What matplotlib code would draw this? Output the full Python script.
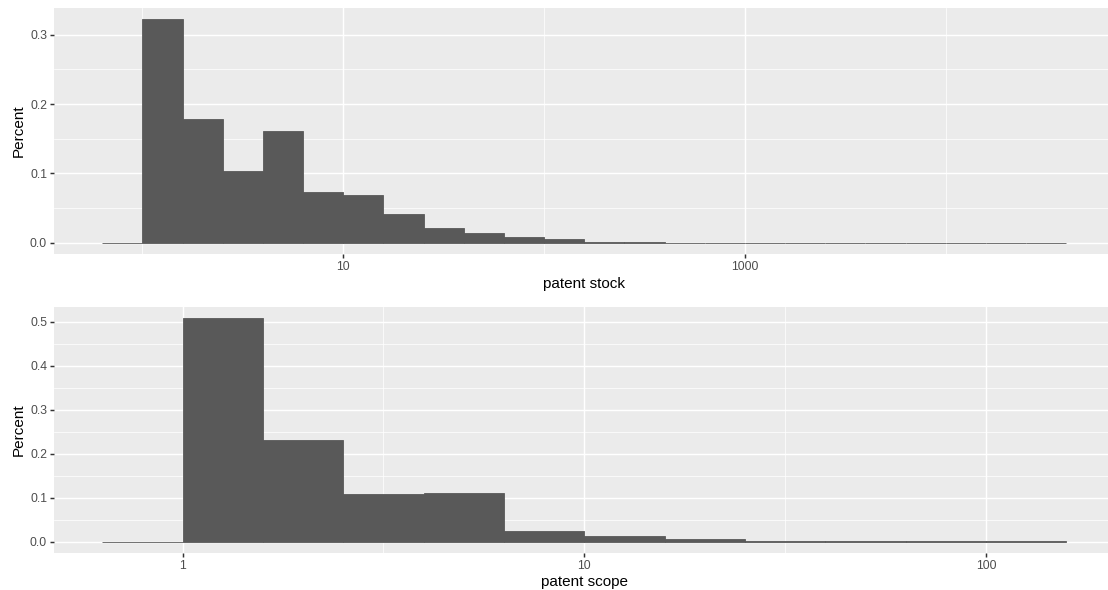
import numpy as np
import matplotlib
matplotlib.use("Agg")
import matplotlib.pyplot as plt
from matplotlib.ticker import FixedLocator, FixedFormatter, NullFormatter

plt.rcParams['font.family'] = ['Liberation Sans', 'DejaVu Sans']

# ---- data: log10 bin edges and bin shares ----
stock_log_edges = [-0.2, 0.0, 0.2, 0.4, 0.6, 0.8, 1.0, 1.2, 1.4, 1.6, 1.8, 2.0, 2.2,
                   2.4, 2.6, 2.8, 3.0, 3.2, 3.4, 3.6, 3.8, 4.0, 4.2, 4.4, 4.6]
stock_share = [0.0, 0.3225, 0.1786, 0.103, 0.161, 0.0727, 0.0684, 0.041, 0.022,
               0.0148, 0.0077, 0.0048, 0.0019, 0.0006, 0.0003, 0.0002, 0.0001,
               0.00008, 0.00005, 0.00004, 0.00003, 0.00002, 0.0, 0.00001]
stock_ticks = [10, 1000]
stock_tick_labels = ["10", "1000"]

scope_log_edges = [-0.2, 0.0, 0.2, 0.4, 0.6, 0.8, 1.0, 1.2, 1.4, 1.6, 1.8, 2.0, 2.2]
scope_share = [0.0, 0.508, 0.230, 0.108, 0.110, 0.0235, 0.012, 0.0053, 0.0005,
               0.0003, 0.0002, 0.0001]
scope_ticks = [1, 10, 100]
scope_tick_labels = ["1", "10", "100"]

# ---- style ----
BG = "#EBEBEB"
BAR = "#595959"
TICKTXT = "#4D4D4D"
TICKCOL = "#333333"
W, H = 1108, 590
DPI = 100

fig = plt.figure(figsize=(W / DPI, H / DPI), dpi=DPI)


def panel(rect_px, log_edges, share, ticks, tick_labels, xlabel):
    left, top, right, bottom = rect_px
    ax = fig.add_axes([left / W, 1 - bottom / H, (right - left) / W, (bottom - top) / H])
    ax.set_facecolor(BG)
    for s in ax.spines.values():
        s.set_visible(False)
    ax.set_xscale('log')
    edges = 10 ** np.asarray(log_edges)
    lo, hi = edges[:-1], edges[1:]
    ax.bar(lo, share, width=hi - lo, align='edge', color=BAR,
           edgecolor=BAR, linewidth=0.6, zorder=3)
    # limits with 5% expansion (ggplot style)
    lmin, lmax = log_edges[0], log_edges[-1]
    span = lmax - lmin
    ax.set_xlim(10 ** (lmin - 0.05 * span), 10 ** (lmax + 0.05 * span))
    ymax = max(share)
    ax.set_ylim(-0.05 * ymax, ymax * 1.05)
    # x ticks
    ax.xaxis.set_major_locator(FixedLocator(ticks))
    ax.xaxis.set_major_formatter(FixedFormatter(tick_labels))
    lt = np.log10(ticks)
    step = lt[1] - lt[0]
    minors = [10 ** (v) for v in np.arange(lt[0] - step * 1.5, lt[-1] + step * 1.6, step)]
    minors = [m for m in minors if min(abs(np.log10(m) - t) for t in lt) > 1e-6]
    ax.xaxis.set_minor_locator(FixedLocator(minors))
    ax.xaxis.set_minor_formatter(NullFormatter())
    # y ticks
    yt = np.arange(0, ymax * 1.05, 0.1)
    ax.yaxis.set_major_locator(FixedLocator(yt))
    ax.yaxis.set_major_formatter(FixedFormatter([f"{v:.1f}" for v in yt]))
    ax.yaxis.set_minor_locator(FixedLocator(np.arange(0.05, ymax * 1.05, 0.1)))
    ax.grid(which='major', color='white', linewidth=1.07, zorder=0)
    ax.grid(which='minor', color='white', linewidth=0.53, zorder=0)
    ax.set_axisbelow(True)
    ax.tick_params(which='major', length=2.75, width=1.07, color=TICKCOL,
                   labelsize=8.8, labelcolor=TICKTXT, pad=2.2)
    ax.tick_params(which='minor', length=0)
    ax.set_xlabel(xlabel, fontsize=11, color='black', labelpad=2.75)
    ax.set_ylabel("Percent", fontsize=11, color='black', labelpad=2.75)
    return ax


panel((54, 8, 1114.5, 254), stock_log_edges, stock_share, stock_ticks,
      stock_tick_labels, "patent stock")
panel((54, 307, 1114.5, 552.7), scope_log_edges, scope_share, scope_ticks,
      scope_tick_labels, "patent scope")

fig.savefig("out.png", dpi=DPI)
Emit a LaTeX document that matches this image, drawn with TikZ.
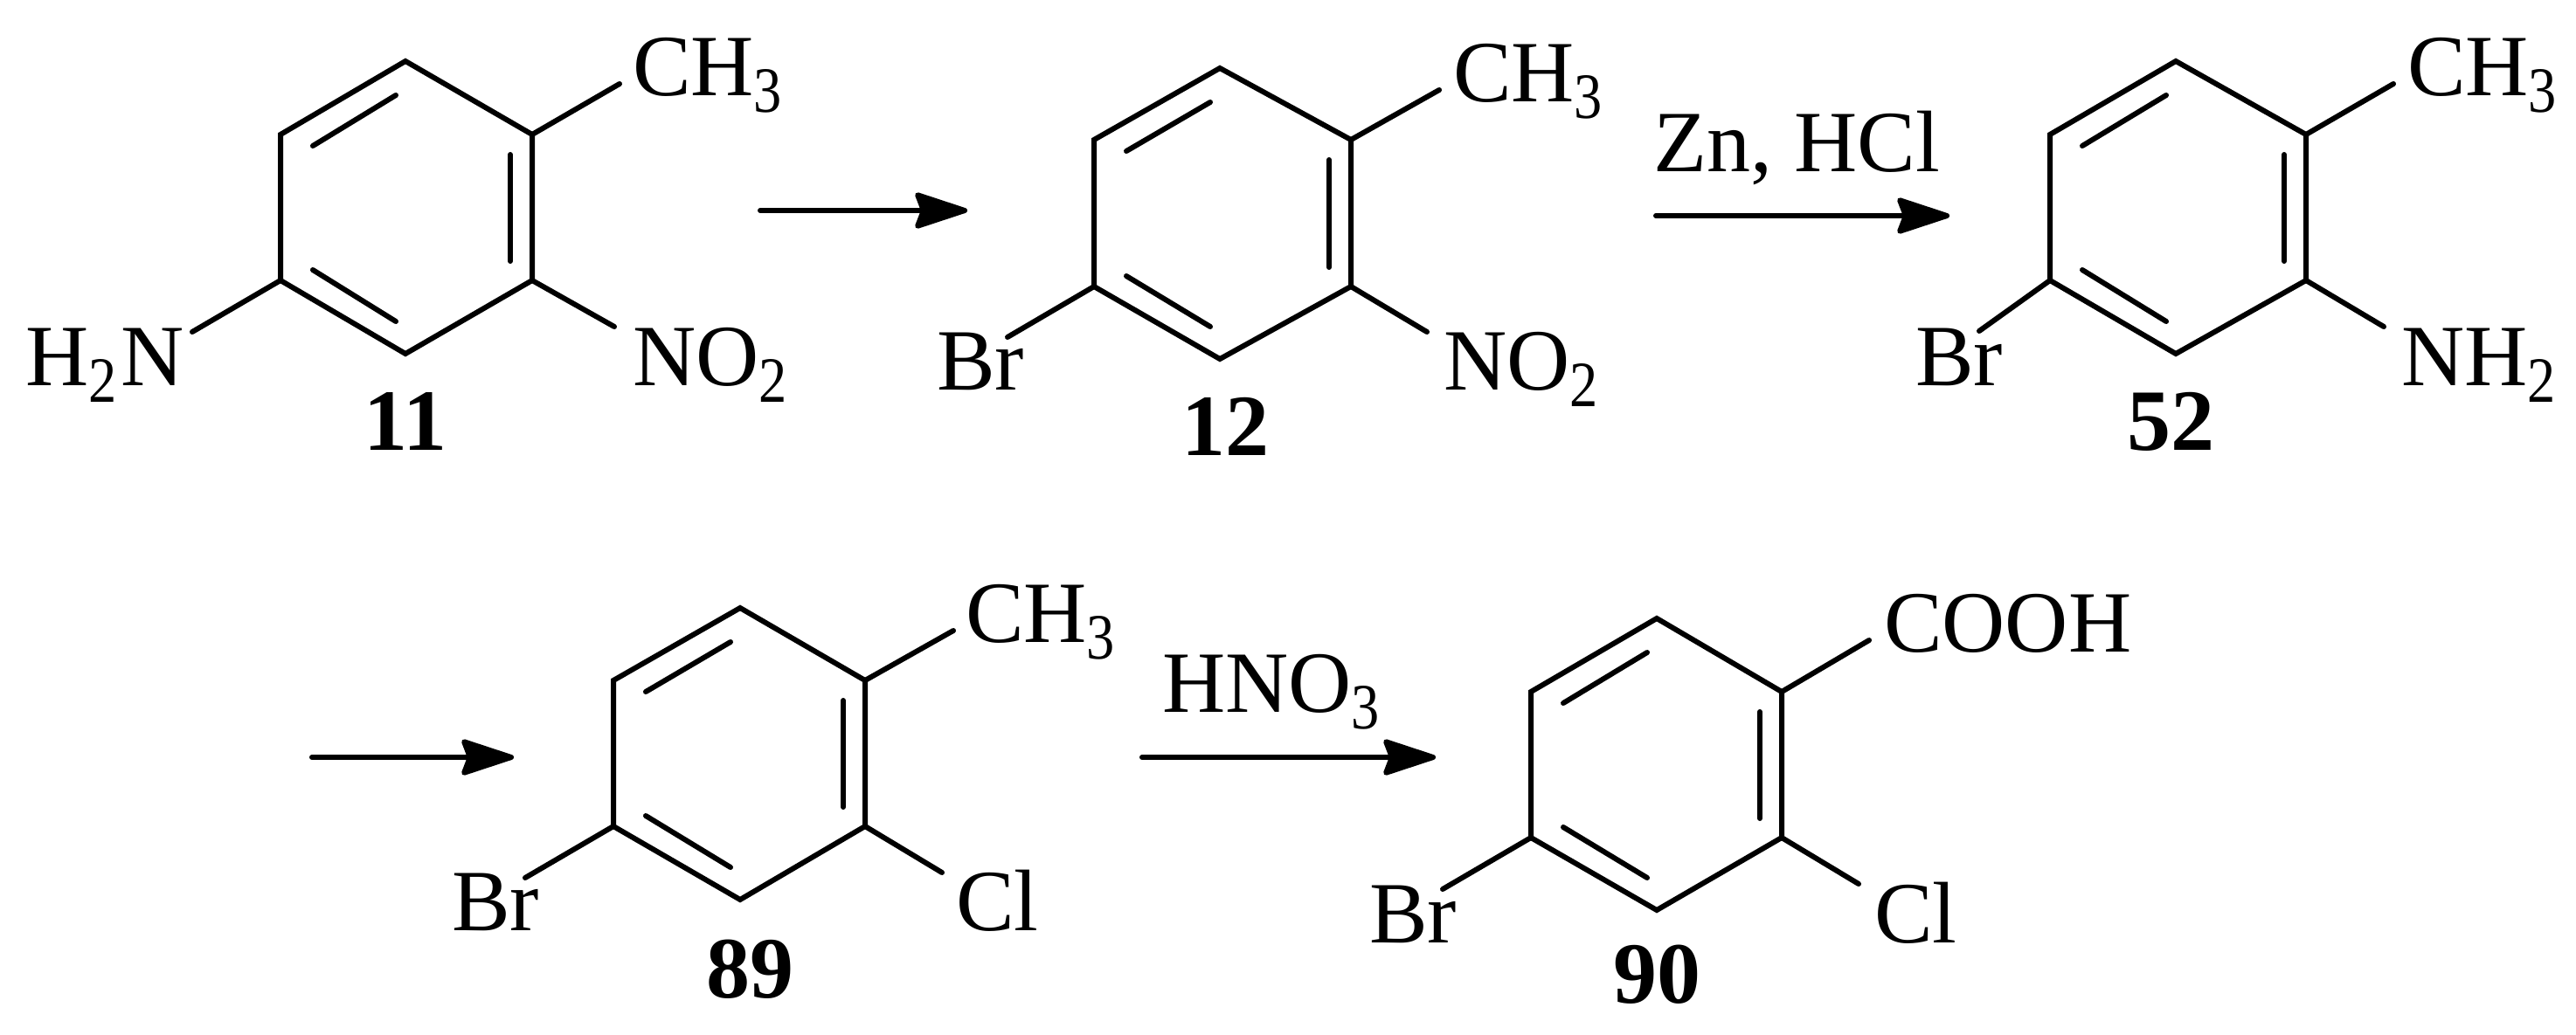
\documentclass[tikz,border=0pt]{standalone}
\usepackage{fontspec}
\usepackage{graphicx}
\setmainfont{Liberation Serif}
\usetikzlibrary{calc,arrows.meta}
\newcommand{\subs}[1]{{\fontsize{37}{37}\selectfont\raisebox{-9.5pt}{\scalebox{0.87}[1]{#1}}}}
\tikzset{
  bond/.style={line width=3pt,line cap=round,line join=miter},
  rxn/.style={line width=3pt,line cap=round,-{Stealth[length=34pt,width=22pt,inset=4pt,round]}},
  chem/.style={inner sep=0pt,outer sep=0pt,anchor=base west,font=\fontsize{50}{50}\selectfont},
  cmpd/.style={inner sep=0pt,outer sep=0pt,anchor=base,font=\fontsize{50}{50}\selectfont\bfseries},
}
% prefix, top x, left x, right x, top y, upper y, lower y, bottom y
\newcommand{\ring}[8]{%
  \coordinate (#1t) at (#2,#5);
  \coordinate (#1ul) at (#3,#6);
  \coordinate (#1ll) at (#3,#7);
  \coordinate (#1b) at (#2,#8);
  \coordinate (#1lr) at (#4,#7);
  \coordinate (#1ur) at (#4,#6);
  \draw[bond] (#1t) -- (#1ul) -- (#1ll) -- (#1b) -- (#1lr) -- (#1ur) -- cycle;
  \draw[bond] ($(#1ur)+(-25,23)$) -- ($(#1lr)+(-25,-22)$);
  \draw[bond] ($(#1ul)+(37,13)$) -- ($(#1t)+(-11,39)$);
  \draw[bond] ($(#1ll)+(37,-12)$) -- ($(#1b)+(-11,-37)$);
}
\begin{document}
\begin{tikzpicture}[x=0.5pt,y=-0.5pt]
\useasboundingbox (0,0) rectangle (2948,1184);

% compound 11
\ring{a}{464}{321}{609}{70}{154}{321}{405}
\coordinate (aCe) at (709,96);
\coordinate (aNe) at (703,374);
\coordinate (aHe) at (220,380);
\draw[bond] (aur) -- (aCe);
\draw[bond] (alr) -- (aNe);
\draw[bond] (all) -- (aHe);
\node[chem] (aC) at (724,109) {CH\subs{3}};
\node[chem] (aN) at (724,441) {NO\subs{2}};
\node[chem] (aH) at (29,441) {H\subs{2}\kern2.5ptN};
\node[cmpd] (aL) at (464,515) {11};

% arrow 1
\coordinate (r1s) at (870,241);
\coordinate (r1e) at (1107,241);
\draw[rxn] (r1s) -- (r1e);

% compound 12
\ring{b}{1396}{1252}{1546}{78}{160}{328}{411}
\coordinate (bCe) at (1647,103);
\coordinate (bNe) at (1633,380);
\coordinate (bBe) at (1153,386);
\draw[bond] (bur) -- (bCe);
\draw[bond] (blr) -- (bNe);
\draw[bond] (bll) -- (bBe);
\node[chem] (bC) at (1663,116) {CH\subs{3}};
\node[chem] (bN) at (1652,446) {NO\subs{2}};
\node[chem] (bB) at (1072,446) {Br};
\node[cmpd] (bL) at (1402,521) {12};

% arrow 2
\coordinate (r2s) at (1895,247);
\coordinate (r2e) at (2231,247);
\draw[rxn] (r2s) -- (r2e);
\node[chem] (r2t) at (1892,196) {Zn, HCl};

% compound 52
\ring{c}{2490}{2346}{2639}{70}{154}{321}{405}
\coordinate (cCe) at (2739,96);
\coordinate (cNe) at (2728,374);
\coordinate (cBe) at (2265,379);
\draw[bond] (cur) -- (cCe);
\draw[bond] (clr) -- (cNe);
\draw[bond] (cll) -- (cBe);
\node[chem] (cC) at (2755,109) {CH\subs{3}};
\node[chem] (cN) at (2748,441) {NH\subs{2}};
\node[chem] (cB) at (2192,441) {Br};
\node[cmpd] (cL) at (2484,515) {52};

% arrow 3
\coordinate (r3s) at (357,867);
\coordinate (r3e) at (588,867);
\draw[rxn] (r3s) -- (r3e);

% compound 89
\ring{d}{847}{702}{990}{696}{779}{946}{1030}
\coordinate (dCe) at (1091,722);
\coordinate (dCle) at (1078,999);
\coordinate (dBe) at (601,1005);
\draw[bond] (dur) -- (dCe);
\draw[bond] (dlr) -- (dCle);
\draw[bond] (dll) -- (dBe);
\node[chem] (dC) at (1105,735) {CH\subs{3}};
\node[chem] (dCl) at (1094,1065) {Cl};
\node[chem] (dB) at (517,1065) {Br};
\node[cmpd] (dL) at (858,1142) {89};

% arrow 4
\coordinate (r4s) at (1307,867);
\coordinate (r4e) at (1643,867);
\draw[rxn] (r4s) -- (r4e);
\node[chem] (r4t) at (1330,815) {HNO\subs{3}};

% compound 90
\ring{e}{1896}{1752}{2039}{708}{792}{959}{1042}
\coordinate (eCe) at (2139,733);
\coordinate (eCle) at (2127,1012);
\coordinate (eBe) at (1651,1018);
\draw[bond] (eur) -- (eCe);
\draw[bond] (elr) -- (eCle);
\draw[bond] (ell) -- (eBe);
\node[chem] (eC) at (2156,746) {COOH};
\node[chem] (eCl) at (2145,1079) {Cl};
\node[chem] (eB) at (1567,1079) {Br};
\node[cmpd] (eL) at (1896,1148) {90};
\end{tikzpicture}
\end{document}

┄┄┄┄┄┄

Return only the lines running from the start of the entries above to the line that contains "fig = plt.figure(figsize=(W", inclusive, and omit every picture.

What matplotlib code would draw this? Output the full Python script.
import numpy as np
import matplotlib
matplotlib.use("Agg")
import matplotlib.pyplot as plt
from matplotlib.ticker import FixedLocator, FixedFormatter, NullFormatter

plt.rcParams['font.family'] = ['Liberation Sans', 'DejaVu Sans']

# ---- data: log10 bin edges and bin shares ----
stock_log_edges = [-0.2, 0.0, 0.2, 0.4, 0.6, 0.8, 1.0, 1.2, 1.4, 1.6, 1.8, 2.0, 2.2,
                   2.4, 2.6, 2.8, 3.0, 3.2, 3.4, 3.6, 3.8, 4.0, 4.2, 4.4, 4.6]
stock_share = [0.0, 0.3225, 0.1786, 0.103, 0.161, 0.0727, 0.0684, 0.041, 0.022,
               0.0148, 0.0077, 0.0048, 0.0019, 0.0006, 0.0003, 0.0002, 0.0001,
               0.00008, 0.00005, 0.00004, 0.00003, 0.00002, 0.0, 0.00001]
stock_ticks = [10, 1000]
stock_tick_labels = ["10", "1000"]

scope_log_edges = [-0.2, 0.0, 0.2, 0.4, 0.6, 0.8, 1.0, 1.2, 1.4, 1.6, 1.8, 2.0, 2.2]
scope_share = [0.0, 0.508, 0.230, 0.108, 0.110, 0.0235, 0.012, 0.0053, 0.0005,
               0.0003, 0.0002, 0.0001]
scope_ticks = [1, 10, 100]
scope_tick_labels = ["1", "10", "100"]

# ---- style ----
BG = "#EBEBEB"
BAR = "#595959"
TICKTXT = "#4D4D4D"
TICKCOL = "#333333"
W, H = 1108, 590
DPI = 100

fig = plt.figure(figsize=(W / DPI, H / DPI), dpi=DPI)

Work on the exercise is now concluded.